Records from a dataset
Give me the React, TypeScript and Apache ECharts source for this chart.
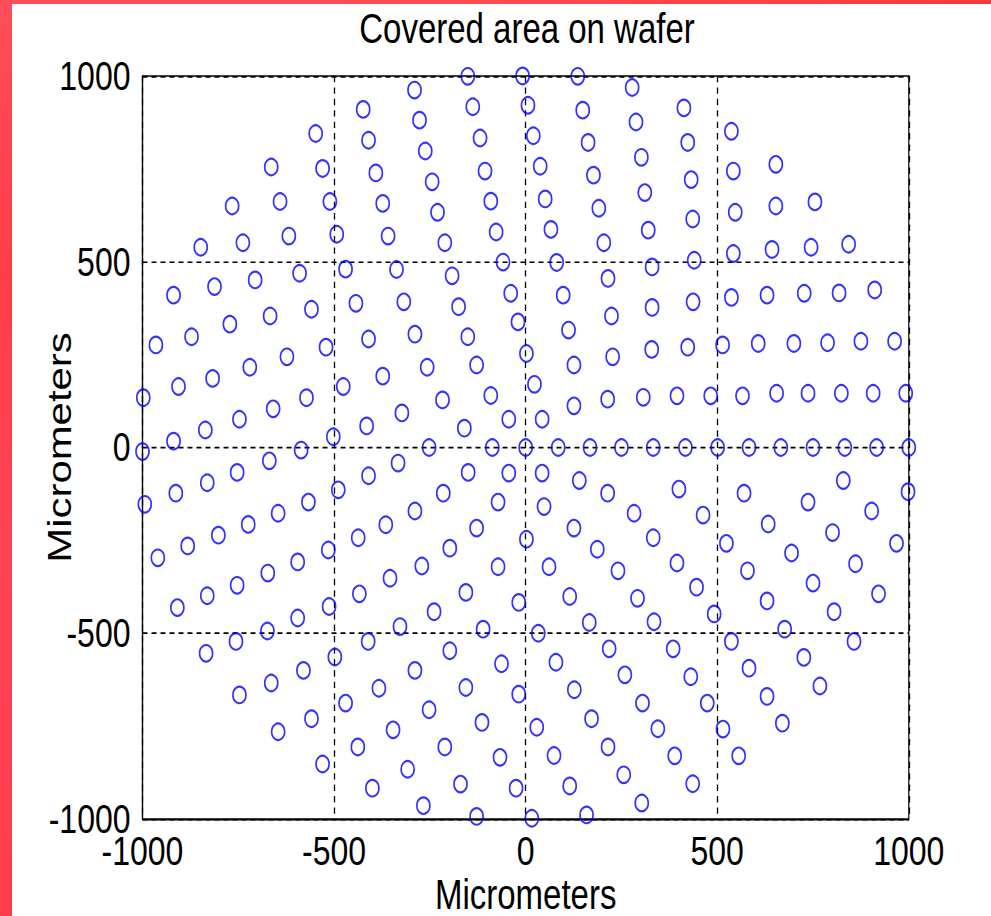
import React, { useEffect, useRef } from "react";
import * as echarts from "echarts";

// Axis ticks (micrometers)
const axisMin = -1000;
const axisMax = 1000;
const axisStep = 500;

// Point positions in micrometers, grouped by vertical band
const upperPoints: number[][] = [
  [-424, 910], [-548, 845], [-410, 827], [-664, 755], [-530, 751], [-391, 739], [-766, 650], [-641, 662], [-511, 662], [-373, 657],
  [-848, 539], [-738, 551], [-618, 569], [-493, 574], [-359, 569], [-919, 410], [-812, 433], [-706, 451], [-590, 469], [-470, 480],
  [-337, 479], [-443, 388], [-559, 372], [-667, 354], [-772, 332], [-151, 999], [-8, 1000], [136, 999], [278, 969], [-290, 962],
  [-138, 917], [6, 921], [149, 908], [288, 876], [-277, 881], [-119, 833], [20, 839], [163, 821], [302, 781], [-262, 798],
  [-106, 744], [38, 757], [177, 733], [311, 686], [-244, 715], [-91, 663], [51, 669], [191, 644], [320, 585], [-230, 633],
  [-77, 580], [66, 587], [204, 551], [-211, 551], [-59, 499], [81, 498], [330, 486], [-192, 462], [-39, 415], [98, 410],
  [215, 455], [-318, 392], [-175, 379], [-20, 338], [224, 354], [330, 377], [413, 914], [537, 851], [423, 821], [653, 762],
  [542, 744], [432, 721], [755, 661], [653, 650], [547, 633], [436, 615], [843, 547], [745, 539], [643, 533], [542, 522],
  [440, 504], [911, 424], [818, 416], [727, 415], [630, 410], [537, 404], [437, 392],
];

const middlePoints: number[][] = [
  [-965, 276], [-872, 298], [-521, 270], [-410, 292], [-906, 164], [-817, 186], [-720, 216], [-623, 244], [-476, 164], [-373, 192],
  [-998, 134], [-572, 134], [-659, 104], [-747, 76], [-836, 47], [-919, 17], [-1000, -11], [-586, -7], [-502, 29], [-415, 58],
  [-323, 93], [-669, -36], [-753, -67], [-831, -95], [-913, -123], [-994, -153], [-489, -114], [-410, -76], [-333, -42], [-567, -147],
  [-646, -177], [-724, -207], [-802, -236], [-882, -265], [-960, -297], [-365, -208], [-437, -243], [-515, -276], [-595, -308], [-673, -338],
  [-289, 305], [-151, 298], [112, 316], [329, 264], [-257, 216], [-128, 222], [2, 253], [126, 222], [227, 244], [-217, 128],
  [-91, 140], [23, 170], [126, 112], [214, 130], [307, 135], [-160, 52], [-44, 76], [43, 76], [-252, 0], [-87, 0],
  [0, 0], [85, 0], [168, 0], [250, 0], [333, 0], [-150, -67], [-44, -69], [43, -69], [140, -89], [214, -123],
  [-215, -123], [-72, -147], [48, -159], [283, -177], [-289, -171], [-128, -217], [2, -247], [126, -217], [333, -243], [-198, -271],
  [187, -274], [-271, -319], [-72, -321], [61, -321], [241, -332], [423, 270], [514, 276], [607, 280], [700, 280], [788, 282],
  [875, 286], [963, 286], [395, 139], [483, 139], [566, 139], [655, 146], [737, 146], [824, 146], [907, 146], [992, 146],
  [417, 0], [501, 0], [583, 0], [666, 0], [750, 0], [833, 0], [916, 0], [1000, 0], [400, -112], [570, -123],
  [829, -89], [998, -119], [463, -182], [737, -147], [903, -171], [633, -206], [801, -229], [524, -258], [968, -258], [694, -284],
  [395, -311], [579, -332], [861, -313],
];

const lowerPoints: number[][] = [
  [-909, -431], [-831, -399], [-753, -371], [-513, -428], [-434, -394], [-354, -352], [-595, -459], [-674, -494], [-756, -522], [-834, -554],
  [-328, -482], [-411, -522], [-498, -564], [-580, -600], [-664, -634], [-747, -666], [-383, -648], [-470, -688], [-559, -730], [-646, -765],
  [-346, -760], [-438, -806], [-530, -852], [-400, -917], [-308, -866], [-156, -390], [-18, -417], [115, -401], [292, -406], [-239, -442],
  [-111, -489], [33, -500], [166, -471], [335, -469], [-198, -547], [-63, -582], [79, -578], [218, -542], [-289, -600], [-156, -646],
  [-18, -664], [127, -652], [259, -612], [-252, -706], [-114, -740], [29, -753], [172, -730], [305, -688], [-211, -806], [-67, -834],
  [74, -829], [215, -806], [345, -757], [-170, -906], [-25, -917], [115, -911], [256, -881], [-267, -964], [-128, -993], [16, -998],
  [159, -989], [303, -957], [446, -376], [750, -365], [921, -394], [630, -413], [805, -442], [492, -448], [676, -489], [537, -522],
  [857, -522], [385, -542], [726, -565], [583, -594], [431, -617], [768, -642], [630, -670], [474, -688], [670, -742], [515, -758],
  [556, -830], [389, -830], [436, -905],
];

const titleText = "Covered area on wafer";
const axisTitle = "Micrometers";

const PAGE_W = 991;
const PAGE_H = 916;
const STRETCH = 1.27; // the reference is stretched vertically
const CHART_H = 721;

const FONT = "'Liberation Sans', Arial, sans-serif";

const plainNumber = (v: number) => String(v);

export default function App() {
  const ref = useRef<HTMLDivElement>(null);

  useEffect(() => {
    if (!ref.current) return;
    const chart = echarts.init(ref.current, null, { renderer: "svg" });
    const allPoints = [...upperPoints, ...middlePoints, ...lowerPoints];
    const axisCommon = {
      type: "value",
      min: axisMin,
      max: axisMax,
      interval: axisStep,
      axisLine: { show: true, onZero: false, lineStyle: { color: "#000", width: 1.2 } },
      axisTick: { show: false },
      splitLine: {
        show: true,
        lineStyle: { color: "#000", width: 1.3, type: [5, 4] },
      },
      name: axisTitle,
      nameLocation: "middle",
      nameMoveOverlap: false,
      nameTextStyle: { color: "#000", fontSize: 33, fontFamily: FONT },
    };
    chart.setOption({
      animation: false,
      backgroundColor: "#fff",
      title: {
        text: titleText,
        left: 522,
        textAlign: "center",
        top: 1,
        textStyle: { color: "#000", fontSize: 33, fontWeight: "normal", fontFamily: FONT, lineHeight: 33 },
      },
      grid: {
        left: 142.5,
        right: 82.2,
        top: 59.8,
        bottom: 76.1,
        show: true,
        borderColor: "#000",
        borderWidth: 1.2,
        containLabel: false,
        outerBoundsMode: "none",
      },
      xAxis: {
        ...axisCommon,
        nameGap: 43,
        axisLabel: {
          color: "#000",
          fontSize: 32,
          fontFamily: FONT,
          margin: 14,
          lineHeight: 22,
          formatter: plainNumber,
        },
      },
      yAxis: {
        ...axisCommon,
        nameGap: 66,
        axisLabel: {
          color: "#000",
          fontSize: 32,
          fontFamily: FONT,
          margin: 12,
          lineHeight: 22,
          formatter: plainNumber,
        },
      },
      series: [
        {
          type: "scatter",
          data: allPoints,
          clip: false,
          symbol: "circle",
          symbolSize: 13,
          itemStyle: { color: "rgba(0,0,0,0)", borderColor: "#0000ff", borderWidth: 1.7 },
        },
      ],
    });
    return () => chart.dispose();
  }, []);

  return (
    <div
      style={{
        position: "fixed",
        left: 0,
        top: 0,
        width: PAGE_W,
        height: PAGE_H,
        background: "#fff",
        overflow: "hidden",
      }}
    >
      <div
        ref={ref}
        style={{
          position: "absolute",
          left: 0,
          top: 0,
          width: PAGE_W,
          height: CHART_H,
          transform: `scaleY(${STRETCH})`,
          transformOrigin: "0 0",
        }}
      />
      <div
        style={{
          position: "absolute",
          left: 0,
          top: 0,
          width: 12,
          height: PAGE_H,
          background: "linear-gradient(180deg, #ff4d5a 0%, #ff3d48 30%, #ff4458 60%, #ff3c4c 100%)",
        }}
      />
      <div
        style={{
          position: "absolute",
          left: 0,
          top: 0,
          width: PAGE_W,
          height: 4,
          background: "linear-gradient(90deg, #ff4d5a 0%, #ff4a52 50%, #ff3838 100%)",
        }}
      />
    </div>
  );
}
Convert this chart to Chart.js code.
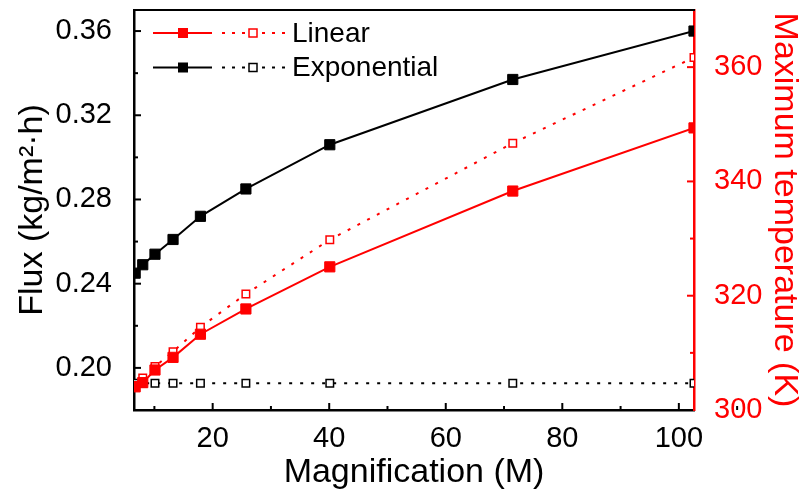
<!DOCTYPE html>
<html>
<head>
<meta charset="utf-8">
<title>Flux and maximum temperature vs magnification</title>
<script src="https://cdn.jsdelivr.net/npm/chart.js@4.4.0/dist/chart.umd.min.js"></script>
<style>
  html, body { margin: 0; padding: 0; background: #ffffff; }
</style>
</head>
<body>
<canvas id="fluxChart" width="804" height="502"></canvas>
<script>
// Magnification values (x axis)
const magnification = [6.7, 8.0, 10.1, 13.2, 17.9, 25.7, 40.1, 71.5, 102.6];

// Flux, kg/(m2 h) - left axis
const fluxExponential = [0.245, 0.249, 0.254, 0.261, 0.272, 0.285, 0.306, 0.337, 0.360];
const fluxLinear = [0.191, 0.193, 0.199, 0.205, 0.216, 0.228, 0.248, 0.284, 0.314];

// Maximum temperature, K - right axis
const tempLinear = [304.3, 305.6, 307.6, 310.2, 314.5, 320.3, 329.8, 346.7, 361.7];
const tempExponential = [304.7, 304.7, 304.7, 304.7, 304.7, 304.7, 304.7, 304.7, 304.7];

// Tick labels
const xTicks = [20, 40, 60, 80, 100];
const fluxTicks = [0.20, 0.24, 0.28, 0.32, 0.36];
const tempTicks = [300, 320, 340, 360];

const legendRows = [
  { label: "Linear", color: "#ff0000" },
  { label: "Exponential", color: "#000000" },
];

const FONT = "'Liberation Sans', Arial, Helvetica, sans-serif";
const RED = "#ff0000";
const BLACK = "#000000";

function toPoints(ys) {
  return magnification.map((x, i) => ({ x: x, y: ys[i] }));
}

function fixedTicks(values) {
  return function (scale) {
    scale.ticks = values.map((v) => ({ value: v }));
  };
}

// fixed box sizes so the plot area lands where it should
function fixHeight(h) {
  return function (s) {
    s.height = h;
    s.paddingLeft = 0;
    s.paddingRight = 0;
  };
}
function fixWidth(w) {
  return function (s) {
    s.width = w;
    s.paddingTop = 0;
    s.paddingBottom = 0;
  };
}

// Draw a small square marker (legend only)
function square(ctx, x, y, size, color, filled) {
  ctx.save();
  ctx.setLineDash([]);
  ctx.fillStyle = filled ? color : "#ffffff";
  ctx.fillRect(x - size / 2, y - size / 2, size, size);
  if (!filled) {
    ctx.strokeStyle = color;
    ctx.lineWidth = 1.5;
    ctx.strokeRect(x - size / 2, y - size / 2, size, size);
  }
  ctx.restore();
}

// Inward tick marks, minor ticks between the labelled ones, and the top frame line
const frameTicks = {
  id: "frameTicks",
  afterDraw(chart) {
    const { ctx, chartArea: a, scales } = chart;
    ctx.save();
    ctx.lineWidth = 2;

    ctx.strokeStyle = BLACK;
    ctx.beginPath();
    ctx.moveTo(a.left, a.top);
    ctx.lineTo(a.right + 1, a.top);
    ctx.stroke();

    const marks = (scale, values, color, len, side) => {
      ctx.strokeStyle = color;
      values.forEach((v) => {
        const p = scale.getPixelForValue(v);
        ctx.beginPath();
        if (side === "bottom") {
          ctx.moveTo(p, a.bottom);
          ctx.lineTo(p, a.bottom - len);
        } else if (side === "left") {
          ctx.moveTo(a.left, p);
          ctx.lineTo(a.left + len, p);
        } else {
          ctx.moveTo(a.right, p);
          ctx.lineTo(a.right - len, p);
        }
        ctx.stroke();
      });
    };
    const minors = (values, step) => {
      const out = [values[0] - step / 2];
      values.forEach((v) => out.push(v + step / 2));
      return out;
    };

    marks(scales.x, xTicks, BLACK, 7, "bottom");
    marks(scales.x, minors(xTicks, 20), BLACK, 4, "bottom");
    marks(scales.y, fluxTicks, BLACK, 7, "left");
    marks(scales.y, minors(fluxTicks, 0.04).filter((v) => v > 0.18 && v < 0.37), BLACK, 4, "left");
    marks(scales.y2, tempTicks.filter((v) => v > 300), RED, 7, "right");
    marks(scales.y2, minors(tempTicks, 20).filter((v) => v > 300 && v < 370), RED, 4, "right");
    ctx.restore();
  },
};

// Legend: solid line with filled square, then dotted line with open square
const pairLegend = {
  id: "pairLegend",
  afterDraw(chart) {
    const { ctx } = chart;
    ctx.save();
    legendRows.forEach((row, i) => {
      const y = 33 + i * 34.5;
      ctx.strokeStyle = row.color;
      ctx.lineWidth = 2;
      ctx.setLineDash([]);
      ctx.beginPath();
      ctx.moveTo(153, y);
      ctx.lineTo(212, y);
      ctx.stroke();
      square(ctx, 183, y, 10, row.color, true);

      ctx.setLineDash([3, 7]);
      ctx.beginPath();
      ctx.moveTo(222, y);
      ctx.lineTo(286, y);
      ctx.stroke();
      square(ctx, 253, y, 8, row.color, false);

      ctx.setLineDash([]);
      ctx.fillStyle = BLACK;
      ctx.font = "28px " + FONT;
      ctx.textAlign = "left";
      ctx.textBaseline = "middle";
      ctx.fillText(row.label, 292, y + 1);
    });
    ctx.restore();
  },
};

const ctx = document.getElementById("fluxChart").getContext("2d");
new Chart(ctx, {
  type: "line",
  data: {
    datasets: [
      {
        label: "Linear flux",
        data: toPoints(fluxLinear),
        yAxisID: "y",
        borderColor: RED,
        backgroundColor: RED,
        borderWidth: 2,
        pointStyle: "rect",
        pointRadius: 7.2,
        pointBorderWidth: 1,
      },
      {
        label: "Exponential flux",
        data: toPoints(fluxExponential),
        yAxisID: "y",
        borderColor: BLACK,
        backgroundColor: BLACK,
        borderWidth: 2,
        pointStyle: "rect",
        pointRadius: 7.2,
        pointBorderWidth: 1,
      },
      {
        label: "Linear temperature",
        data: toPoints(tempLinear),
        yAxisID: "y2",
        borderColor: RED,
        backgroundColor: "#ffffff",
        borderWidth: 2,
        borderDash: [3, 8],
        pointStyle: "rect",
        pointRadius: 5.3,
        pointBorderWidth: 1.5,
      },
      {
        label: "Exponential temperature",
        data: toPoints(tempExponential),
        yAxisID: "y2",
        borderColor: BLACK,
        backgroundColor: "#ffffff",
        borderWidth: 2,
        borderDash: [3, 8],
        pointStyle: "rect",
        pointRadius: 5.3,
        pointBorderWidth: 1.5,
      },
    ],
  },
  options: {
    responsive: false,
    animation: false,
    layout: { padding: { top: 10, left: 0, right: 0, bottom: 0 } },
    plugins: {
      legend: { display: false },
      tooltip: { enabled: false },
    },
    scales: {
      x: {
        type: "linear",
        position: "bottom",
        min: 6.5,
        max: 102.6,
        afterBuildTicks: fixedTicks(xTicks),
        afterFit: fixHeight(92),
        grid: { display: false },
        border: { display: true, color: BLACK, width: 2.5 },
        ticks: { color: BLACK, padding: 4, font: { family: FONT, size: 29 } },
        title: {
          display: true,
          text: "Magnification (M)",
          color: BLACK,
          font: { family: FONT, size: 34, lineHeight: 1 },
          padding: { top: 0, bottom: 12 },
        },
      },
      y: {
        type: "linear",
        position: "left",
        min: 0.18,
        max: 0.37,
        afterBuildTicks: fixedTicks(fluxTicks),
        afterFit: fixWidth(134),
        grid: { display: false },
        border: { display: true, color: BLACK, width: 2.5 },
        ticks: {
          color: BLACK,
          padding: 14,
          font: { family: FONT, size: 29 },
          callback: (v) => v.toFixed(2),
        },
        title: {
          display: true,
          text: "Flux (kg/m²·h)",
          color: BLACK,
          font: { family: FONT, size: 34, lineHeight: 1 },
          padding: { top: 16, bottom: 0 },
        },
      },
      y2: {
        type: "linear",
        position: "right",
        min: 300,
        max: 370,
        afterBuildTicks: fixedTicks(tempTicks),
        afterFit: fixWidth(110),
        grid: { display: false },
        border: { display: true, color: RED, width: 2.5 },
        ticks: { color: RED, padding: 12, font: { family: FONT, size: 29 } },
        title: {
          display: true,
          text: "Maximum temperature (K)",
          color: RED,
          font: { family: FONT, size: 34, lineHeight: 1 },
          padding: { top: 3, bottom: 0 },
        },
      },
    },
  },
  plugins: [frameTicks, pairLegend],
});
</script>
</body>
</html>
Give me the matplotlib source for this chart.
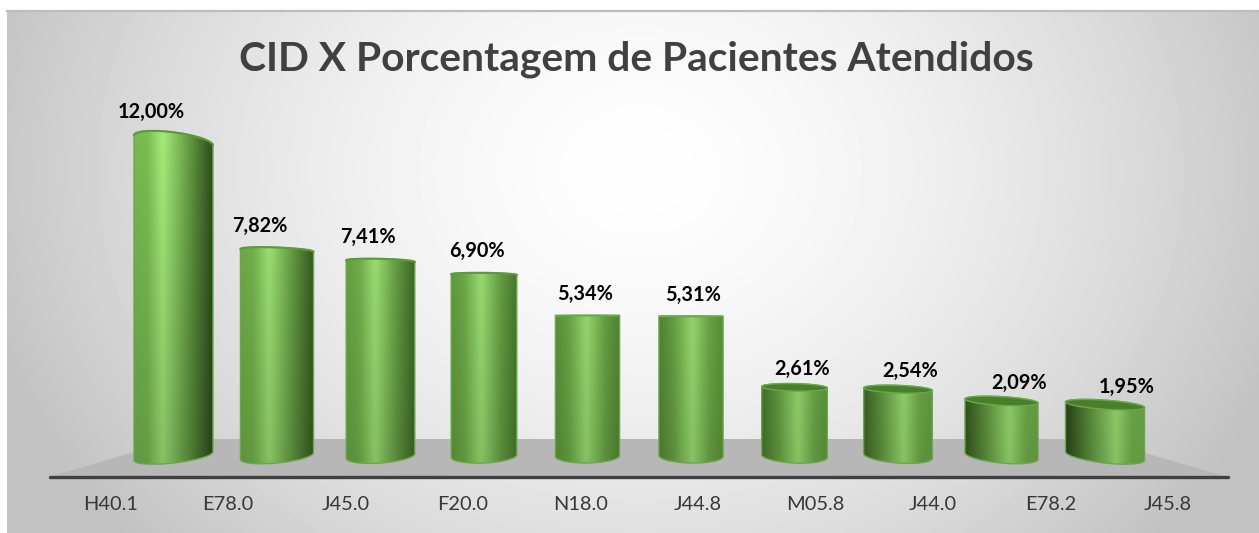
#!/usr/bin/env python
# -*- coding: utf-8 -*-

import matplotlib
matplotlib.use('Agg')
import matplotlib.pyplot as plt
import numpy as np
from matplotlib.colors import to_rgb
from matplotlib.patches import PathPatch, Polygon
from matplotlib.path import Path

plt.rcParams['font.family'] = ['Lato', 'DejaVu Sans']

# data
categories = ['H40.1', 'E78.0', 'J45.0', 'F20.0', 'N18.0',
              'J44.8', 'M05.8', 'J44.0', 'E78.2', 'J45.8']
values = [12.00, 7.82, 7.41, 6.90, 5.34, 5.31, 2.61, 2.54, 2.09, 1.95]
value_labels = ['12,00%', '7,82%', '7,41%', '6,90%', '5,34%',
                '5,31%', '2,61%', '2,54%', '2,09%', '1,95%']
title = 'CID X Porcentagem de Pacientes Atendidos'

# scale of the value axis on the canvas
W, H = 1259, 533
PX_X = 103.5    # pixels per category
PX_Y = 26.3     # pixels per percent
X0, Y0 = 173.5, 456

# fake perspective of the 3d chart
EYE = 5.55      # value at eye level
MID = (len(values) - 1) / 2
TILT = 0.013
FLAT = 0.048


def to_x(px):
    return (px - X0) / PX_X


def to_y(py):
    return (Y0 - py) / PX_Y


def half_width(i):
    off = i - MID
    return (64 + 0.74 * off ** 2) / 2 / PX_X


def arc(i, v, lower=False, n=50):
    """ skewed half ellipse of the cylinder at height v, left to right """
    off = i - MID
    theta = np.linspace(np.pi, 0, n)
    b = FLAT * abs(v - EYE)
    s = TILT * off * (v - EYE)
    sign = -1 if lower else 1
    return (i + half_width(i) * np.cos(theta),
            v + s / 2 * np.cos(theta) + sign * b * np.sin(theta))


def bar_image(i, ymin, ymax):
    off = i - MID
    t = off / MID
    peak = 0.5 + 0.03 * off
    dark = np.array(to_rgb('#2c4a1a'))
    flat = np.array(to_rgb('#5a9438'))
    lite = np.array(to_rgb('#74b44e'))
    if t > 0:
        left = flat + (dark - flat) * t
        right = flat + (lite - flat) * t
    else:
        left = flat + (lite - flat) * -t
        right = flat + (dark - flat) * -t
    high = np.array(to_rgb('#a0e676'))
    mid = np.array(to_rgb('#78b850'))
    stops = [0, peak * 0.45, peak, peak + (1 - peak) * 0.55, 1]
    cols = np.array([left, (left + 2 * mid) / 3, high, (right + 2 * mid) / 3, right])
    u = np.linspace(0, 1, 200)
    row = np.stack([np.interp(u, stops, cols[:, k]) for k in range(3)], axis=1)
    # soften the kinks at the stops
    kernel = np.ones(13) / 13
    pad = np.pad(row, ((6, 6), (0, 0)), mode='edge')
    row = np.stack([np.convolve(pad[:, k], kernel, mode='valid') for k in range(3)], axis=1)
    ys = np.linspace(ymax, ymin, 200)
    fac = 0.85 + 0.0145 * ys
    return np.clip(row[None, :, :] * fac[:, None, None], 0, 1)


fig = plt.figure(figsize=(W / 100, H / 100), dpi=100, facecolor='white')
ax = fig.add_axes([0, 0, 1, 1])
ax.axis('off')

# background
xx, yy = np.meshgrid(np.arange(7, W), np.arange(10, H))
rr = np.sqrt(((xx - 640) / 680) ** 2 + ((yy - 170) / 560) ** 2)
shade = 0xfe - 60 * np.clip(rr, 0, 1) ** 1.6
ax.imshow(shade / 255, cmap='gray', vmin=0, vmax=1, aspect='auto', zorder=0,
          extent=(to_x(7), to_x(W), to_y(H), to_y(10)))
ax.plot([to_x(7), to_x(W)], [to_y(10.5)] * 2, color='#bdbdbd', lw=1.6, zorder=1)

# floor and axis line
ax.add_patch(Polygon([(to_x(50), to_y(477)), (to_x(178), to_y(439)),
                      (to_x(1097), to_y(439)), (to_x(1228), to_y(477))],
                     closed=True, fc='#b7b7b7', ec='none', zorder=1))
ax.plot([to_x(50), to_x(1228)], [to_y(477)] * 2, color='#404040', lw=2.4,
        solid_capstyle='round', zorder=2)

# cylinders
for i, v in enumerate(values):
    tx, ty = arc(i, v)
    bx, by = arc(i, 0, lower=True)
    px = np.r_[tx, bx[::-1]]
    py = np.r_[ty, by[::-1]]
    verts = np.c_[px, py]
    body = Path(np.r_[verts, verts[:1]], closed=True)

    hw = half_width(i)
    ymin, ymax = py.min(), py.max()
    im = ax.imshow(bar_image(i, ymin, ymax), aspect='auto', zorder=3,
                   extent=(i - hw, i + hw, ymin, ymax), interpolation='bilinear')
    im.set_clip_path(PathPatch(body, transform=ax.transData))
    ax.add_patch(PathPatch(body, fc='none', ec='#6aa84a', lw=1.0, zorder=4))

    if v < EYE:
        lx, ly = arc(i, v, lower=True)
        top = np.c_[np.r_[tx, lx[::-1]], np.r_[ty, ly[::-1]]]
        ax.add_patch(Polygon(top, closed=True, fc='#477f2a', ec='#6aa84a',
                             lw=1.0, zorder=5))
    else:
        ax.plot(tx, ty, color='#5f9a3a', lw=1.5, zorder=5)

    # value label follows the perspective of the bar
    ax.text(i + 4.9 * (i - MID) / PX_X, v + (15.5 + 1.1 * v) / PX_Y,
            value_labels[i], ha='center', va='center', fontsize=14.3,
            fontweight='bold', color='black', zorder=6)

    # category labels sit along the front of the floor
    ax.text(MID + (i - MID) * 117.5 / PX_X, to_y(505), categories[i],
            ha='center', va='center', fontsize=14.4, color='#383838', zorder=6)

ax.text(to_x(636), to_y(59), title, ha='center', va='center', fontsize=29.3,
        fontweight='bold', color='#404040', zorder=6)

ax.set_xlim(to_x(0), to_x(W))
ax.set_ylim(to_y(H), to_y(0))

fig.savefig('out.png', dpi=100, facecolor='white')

**Written task:** Write out exactly the opening lines of the data, stopping after the line that holds "const axisStep = 500;". Exclude pictures.

**Result of the task:**
Give me the React, TypeScript and Apache ECharts source for this chart.
import React, { useEffect, useRef } from "react";
import * as echarts from "echarts";

// Axis ticks (micrometers)
const axisMin = -1000;
const axisMax = 1000;
const axisStep = 500;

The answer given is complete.